▸ **WHAT IS REQUIRED**: Search the material below for the string "code" and list each line that holds it.
**** RECORDED DATA ****
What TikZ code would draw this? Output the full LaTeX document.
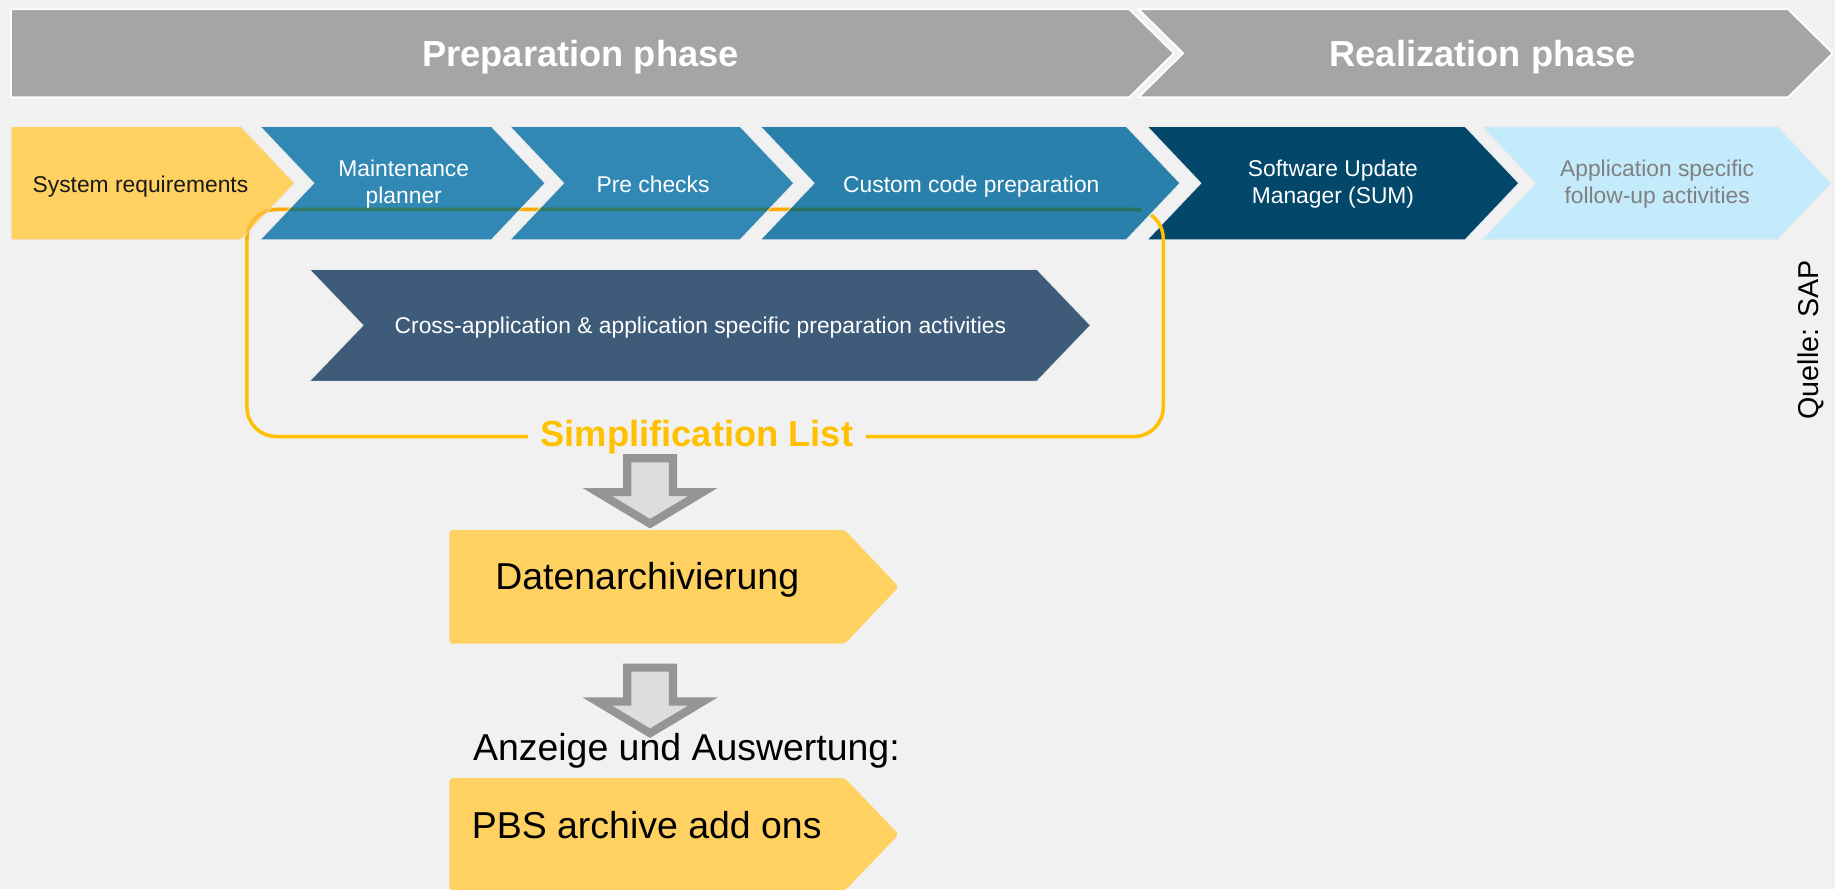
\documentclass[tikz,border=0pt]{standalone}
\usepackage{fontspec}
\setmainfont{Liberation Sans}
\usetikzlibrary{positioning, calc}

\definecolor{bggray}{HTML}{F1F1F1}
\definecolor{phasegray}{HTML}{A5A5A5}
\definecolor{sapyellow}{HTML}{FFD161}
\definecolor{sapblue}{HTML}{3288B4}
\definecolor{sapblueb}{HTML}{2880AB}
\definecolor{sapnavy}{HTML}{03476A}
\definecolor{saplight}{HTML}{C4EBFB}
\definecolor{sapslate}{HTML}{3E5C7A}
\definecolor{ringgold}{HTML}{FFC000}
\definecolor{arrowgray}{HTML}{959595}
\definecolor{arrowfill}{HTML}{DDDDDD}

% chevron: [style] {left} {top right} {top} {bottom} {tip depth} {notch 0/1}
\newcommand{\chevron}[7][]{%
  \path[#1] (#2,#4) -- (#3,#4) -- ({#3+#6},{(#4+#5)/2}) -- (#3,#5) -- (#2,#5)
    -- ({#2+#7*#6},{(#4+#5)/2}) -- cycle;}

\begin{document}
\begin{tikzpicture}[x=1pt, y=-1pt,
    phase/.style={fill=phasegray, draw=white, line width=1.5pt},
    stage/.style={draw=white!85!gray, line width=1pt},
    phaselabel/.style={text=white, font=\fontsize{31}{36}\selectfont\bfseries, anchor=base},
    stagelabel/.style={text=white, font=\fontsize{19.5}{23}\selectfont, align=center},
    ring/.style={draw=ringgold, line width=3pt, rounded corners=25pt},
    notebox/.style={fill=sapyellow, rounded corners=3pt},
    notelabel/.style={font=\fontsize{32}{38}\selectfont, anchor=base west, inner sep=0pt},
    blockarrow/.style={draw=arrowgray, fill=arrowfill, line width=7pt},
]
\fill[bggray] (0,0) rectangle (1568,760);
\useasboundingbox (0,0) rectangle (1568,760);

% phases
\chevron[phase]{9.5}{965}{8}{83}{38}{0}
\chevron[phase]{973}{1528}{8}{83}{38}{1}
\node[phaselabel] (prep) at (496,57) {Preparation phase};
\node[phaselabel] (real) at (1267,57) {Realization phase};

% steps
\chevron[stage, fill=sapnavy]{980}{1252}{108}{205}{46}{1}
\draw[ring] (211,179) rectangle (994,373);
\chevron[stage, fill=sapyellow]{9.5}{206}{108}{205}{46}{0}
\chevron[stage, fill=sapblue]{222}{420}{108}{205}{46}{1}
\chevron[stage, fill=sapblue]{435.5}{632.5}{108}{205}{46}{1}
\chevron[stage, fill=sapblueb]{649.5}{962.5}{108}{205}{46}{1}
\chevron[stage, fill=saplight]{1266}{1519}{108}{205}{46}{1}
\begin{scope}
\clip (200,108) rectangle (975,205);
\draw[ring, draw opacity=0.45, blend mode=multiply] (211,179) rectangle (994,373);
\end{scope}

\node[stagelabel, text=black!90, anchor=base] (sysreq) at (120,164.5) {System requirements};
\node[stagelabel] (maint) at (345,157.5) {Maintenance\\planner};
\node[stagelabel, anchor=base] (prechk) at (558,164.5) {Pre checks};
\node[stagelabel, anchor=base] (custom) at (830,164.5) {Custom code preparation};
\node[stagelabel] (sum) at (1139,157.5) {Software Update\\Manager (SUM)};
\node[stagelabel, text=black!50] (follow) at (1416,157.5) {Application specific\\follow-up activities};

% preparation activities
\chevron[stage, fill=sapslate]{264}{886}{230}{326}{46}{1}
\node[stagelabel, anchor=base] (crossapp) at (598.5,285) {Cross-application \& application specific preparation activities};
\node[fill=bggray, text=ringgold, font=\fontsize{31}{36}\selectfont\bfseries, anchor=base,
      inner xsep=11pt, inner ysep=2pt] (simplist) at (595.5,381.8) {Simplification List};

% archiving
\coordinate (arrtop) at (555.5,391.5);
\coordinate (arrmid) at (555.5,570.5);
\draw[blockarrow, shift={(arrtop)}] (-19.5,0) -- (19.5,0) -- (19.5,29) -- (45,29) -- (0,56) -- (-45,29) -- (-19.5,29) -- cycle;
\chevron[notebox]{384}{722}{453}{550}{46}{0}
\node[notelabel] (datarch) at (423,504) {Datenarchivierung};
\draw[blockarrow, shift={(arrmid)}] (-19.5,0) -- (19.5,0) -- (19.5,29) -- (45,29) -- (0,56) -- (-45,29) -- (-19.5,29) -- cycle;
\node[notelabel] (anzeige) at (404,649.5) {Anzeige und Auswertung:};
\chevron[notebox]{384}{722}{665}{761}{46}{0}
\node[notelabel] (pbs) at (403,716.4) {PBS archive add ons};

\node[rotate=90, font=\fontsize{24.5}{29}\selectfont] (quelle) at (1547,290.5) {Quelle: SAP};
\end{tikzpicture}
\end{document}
****
▸ **EXPECTED OUTPUT**:
What TikZ code would draw this? Output the full LaTeX document.
\node[stagelabel, anchor=base] (custom) at (830,164.5) {Custom code preparation};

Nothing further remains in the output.